DATA FOR THIS TASK
----------------------------------------
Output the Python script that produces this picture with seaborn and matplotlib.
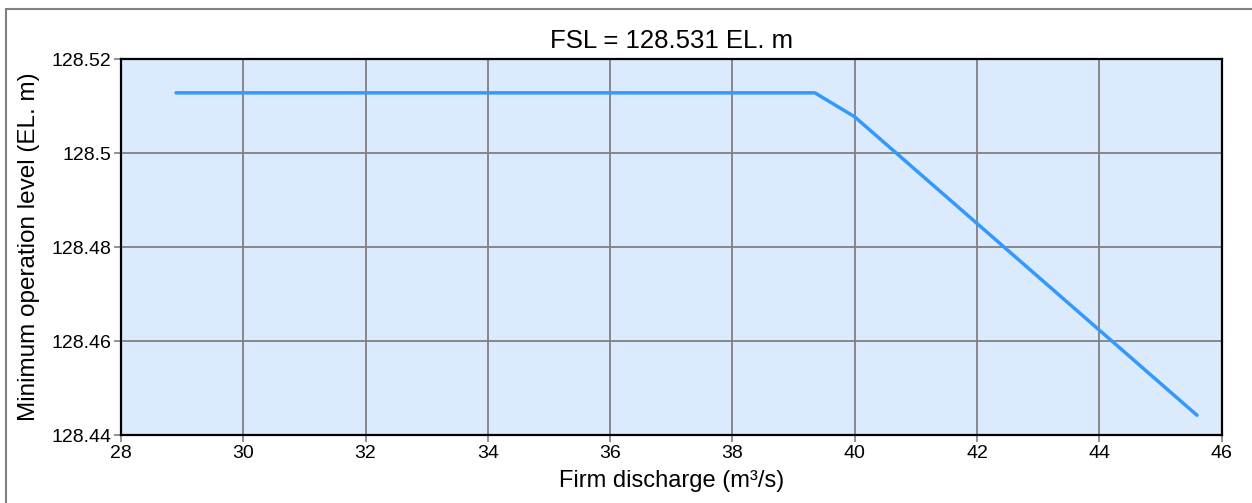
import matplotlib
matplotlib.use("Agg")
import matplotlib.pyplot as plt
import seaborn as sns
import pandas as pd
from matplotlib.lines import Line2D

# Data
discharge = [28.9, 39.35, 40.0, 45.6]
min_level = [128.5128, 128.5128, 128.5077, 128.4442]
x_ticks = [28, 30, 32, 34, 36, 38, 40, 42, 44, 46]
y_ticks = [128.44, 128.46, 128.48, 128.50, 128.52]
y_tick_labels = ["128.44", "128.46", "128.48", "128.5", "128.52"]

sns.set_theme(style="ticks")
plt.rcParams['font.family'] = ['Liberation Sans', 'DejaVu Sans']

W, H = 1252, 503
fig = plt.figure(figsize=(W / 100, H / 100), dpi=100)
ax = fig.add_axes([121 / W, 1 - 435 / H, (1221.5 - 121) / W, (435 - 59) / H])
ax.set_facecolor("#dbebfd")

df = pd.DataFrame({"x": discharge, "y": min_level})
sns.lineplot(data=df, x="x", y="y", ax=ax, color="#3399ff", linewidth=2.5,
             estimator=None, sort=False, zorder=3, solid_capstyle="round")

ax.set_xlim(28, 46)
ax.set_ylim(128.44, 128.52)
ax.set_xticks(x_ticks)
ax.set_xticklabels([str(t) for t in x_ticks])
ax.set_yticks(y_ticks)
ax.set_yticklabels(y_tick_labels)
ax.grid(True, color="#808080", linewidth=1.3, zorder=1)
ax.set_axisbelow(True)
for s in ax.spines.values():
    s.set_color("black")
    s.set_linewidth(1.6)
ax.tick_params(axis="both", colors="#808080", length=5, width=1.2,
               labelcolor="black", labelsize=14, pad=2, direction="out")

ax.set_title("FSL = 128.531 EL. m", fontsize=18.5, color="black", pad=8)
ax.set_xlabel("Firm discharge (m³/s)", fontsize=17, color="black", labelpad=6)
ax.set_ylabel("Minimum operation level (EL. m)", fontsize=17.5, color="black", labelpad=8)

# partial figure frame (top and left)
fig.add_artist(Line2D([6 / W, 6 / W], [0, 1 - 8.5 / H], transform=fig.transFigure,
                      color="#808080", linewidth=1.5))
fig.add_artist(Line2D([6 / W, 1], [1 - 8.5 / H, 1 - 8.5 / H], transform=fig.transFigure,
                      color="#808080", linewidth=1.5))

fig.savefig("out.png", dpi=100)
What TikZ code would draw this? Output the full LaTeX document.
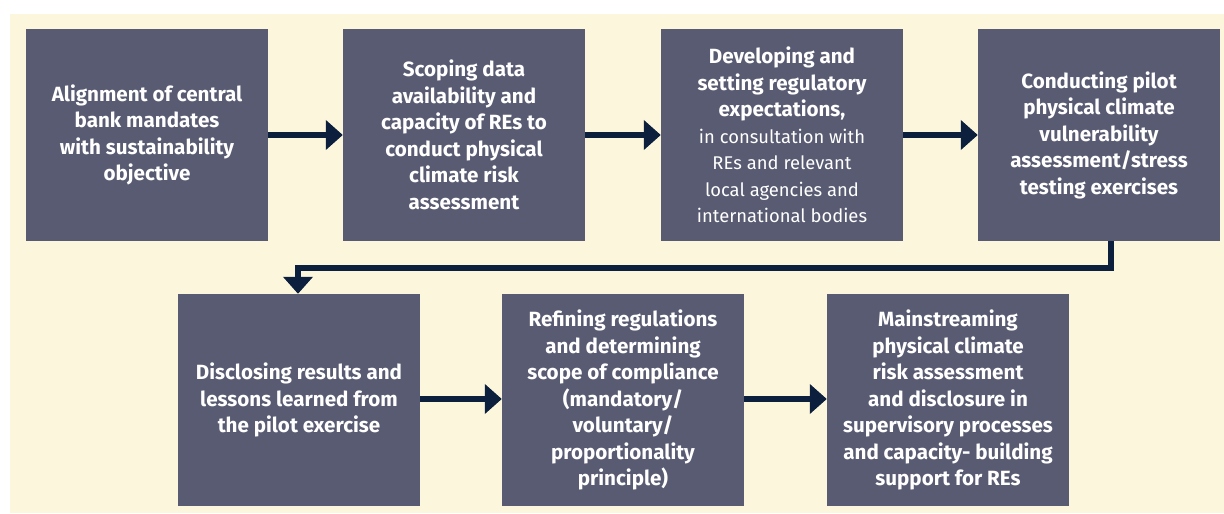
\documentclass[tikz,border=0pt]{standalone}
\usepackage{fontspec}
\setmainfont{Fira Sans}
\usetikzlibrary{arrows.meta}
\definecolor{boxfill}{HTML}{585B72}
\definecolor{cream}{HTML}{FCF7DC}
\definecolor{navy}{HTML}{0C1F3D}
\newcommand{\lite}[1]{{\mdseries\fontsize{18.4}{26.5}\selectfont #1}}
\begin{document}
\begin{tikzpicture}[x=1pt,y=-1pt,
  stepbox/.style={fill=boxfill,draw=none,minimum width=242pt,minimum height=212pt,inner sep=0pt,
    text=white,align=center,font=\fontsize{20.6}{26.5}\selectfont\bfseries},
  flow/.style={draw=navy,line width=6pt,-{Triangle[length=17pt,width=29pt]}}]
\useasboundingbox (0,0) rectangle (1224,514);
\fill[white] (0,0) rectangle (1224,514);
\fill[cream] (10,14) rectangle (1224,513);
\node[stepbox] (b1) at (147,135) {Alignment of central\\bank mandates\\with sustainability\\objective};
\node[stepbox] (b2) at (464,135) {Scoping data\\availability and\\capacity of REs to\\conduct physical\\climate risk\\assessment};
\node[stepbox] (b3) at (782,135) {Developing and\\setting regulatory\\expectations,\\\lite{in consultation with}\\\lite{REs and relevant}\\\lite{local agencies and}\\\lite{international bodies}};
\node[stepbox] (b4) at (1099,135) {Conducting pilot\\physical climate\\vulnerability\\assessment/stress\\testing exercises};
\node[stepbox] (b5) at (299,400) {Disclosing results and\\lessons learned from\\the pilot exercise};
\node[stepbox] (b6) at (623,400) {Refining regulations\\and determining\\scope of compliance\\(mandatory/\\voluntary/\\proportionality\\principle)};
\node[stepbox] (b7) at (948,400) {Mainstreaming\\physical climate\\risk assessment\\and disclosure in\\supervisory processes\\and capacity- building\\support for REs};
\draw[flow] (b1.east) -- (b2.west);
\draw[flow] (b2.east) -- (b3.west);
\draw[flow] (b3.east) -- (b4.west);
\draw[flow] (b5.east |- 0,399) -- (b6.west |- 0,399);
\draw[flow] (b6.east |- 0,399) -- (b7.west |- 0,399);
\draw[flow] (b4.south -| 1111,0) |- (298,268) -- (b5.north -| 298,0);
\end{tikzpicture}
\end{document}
----------------------------------------
WHAT YOU SHOULD DO
Copy every line of the data word for word, omitting the images.

RESPONSE
Output the Python script that produces this picture with seaborn and matplotlib.
import matplotlib
matplotlib.use("Agg")
import matplotlib.pyplot as plt
import seaborn as sns
import pandas as pd
from matplotlib.lines import Line2D

# Data
discharge = [28.9, 39.35, 40.0, 45.6]
min_level = [128.5128, 128.5128, 128.5077, 128.4442]
x_ticks = [28, 30, 32, 34, 36, 38, 40, 42, 44, 46]
y_ticks = [128.44, 128.46, 128.48, 128.50, 128.52]
y_tick_labels = ["128.44", "128.46", "128.48", "128.5", "128.52"]

sns.set_theme(style="ticks")
plt.rcParams['font.family'] = ['Liberation Sans', 'DejaVu Sans']

W, H = 1252, 503
fig = plt.figure(figsize=(W / 100, H / 100), dpi=100)
ax = fig.add_axes([121 / W, 1 - 435 / H, (1221.5 - 121) / W, (435 - 59) / H])
ax.set_facecolor("#dbebfd")

df = pd.DataFrame({"x": discharge, "y": min_level})
sns.lineplot(data=df, x="x", y="y", ax=ax, color="#3399ff", linewidth=2.5,
             estimator=None, sort=False, zorder=3, solid_capstyle="round")

ax.set_xlim(28, 46)
ax.set_ylim(128.44, 128.52)
ax.set_xticks(x_ticks)
ax.set_xticklabels([str(t) for t in x_ticks])
ax.set_yticks(y_ticks)
ax.set_yticklabels(y_tick_labels)
ax.grid(True, color="#808080", linewidth=1.3, zorder=1)
ax.set_axisbelow(True)
for s in ax.spines.values():
    s.set_color("black")
    s.set_linewidth(1.6)
ax.tick_params(axis="both", colors="#808080", length=5, width=1.2,
               labelcolor="black", labelsize=14, pad=2, direction="out")

ax.set_title("FSL = 128.531 EL. m", fontsize=18.5, color="black", pad=8)
ax.set_xlabel("Firm discharge (m³/s)", fontsize=17, color="black", labelpad=6)
ax.set_ylabel("Minimum operation level (EL. m)", fontsize=17.5, color="black", labelpad=8)

# partial figure frame (top and left)
fig.add_artist(Line2D([6 / W, 6 / W], [0, 1 - 8.5 / H], transform=fig.transFigure,
                      color="#808080", linewidth=1.5))
fig.add_artist(Line2D([6 / W, 1], [1 - 8.5 / H, 1 - 8.5 / H], transform=fig.transFigure,
                      color="#808080", linewidth=1.5))

fig.savefig("out.png", dpi=100)
What TikZ code would draw this? Output the full LaTeX document.
\documentclass[tikz,border=0pt]{standalone}
\usepackage{fontspec}
\setmainfont{Fira Sans}
\usetikzlibrary{arrows.meta}
\definecolor{boxfill}{HTML}{585B72}
\definecolor{cream}{HTML}{FCF7DC}
\definecolor{navy}{HTML}{0C1F3D}
\newcommand{\lite}[1]{{\mdseries\fontsize{18.4}{26.5}\selectfont #1}}
\begin{document}
\begin{tikzpicture}[x=1pt,y=-1pt,
  stepbox/.style={fill=boxfill,draw=none,minimum width=242pt,minimum height=212pt,inner sep=0pt,
    text=white,align=center,font=\fontsize{20.6}{26.5}\selectfont\bfseries},
  flow/.style={draw=navy,line width=6pt,-{Triangle[length=17pt,width=29pt]}}]
\useasboundingbox (0,0) rectangle (1224,514);
\fill[white] (0,0) rectangle (1224,514);
\fill[cream] (10,14) rectangle (1224,513);
\node[stepbox] (b1) at (147,135) {Alignment of central\\bank mandates\\with sustainability\\objective};
\node[stepbox] (b2) at (464,135) {Scoping data\\availability and\\capacity of REs to\\conduct physical\\climate risk\\assessment};
\node[stepbox] (b3) at (782,135) {Developing and\\setting regulatory\\expectations,\\\lite{in consultation with}\\\lite{REs and relevant}\\\lite{local agencies and}\\\lite{international bodies}};
\node[stepbox] (b4) at (1099,135) {Conducting pilot\\physical climate\\vulnerability\\assessment/stress\\testing exercises};
\node[stepbox] (b5) at (299,400) {Disclosing results and\\lessons learned from\\the pilot exercise};
\node[stepbox] (b6) at (623,400) {Refining regulations\\and determining\\scope of compliance\\(mandatory/\\voluntary/\\proportionality\\principle)};
\node[stepbox] (b7) at (948,400) {Mainstreaming\\physical climate\\risk assessment\\and disclosure in\\supervisory processes\\and capacity- building\\support for REs};
\draw[flow] (b1.east) -- (b2.west);
\draw[flow] (b2.east) -- (b3.west);
\draw[flow] (b3.east) -- (b4.west);
\draw[flow] (b5.east |- 0,399) -- (b6.west |- 0,399);
\draw[flow] (b6.east |- 0,399) -- (b7.west |- 0,399);
\draw[flow] (b4.south -| 1111,0) |- (298,268) -- (b5.north -| 298,0);
\end{tikzpicture}
\end{document}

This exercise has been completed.